**Available data:**
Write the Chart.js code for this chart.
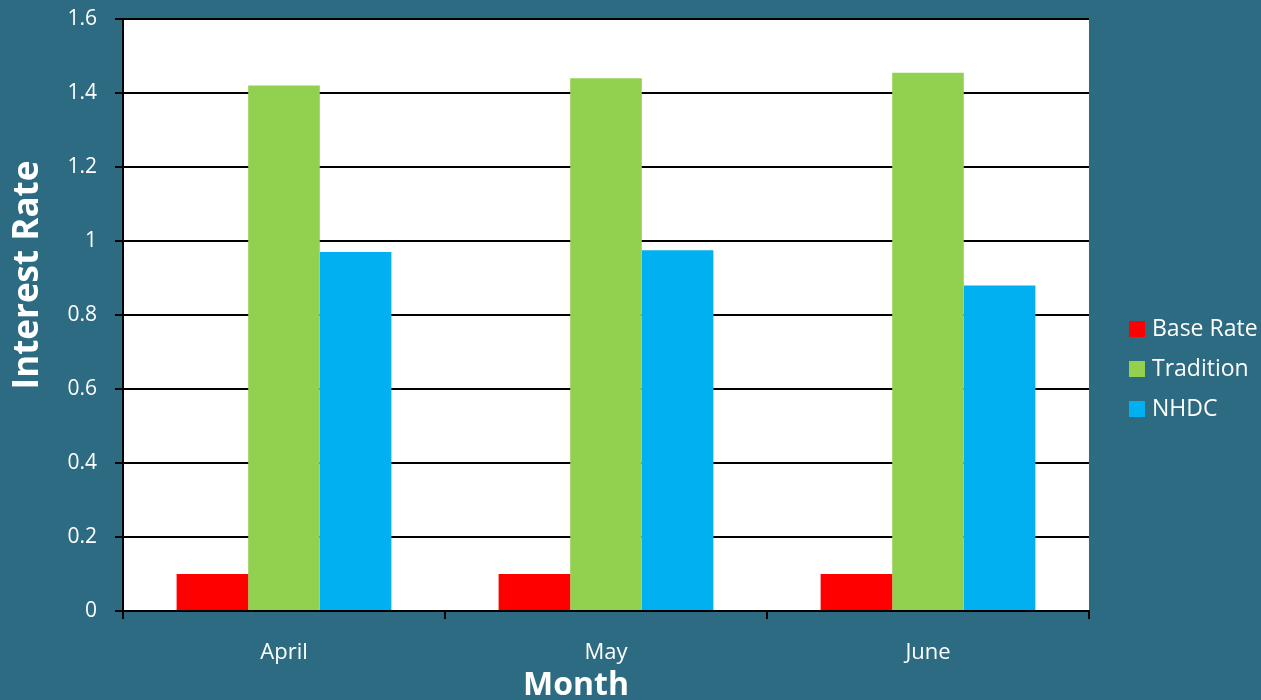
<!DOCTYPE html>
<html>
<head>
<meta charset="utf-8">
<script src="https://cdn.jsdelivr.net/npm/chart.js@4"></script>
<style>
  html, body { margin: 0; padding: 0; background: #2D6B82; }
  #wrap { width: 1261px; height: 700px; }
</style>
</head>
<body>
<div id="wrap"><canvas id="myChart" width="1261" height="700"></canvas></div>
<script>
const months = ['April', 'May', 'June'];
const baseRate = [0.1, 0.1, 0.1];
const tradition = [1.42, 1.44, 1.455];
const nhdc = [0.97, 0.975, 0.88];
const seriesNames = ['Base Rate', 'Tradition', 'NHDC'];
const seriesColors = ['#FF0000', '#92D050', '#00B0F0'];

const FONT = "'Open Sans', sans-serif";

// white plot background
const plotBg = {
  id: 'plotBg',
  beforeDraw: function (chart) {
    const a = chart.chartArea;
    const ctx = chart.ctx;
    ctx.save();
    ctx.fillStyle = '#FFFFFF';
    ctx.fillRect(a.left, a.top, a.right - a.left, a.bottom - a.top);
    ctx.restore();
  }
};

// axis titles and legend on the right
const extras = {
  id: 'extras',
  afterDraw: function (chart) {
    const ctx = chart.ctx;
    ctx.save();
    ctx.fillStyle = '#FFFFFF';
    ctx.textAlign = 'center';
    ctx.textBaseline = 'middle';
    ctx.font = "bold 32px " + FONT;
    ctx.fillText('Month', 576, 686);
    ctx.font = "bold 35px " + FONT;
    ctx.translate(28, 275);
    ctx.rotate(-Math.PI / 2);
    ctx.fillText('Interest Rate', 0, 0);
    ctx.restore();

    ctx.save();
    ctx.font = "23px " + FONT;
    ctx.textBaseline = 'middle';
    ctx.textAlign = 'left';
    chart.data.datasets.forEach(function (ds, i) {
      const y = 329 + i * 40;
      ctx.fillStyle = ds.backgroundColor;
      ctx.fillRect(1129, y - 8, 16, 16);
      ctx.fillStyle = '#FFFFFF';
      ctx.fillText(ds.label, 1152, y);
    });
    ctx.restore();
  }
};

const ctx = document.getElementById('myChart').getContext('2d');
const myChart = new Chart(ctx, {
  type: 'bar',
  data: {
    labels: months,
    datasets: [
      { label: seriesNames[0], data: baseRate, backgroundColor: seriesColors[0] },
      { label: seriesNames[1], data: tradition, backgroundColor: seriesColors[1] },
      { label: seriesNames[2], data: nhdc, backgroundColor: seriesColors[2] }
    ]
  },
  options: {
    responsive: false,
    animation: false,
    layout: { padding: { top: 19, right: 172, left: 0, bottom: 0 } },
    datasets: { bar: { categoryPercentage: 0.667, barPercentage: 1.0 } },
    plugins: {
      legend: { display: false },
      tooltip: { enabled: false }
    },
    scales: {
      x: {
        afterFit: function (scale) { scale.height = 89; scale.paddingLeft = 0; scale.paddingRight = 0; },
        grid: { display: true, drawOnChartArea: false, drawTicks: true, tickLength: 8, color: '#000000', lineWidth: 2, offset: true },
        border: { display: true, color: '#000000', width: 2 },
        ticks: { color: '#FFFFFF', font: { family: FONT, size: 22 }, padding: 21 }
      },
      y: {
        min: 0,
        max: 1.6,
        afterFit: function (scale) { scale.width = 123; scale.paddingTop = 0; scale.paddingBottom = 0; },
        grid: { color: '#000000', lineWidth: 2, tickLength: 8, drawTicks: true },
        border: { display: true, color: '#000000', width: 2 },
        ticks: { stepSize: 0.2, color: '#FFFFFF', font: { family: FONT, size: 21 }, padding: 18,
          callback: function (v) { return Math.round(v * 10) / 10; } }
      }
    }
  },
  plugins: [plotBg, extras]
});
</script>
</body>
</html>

**What you need to do:**
Images should not appear in the copy; retype the listing above exactly.

**In response:**
Write the Chart.js code for this chart.
<!DOCTYPE html>
<html>
<head>
<meta charset="utf-8">
<script src="https://cdn.jsdelivr.net/npm/chart.js@4"></script>
<style>
  html, body { margin: 0; padding: 0; background: #2D6B82; }
  #wrap { width: 1261px; height: 700px; }
</style>
</head>
<body>
<div id="wrap"><canvas id="myChart" width="1261" height="700"></canvas></div>
<script>
const months = ['April', 'May', 'June'];
const baseRate = [0.1, 0.1, 0.1];
const tradition = [1.42, 1.44, 1.455];
const nhdc = [0.97, 0.975, 0.88];
const seriesNames = ['Base Rate', 'Tradition', 'NHDC'];
const seriesColors = ['#FF0000', '#92D050', '#00B0F0'];

const FONT = "'Open Sans', sans-serif";

// white plot background
const plotBg = {
  id: 'plotBg',
  beforeDraw: function (chart) {
    const a = chart.chartArea;
    const ctx = chart.ctx;
    ctx.save();
    ctx.fillStyle = '#FFFFFF';
    ctx.fillRect(a.left, a.top, a.right - a.left, a.bottom - a.top);
    ctx.restore();
  }
};

// axis titles and legend on the right
const extras = {
  id: 'extras',
  afterDraw: function (chart) {
    const ctx = chart.ctx;
    ctx.save();
    ctx.fillStyle = '#FFFFFF';
    ctx.textAlign = 'center';
    ctx.textBaseline = 'middle';
    ctx.font = "bold 32px " + FONT;
    ctx.fillText('Month', 576, 686);
    ctx.font = "bold 35px " + FONT;
    ctx.translate(28, 275);
    ctx.rotate(-Math.PI / 2);
    ctx.fillText('Interest Rate', 0, 0);
    ctx.restore();

    ctx.save();
    ctx.font = "23px " + FONT;
    ctx.textBaseline = 'middle';
    ctx.textAlign = 'left';
    chart.data.datasets.forEach(function (ds, i) {
      const y = 329 + i * 40;
      ctx.fillStyle = ds.backgroundColor;
      ctx.fillRect(1129, y - 8, 16, 16);
      ctx.fillStyle = '#FFFFFF';
      ctx.fillText(ds.label, 1152, y);
    });
    ctx.restore();
  }
};

const ctx = document.getElementById('myChart').getContext('2d');
const myChart = new Chart(ctx, {
  type: 'bar',
  data: {
    labels: months,
    datasets: [
      { label: seriesNames[0], data: baseRate, backgroundColor: seriesColors[0] },
      { label: seriesNames[1], data: tradition, backgroundColor: seriesColors[1] },
      { label: seriesNames[2], data: nhdc, backgroundColor: seriesColors[2] }
    ]
  },
  options: {
    responsive: false,
    animation: false,
    layout: { padding: { top: 19, right: 172, left: 0, bottom: 0 } },
    datasets: { bar: { categoryPercentage: 0.667, barPercentage: 1.0 } },
    plugins: {
      legend: { display: false },
      tooltip: { enabled: false }
    },
    scales: {
      x: {
        afterFit: function (scale) { scale.height = 89; scale.paddingLeft = 0; scale.paddingRight = 0; },
        grid: { display: true, drawOnChartArea: false, drawTicks: true, tickLength: 8, color: '#000000', lineWidth: 2, offset: true },
        border: { display: true, color: '#000000', width: 2 },
        ticks: { color: '#FFFFFF', font: { family: FONT, size: 22 }, padding: 21 }
      },
      y: {
        min: 0,
        max: 1.6,
        afterFit: function (scale) { scale.width = 123; scale.paddingTop = 0; scale.paddingBottom = 0; },
        grid: { color: '#000000', lineWidth: 2, tickLength: 8, drawTicks: true },
        border: { display: true, color: '#000000', width: 2 },
        ticks: { stepSize: 0.2, color: '#FFFFFF', font: { family: FONT, size: 21 }, padding: 18,
          callback: function (v) { return Math.round(v * 10) / 10; } }
      }
    }
  },
  plugins: [plotBg, extras]
});
</script>
</body>
</html>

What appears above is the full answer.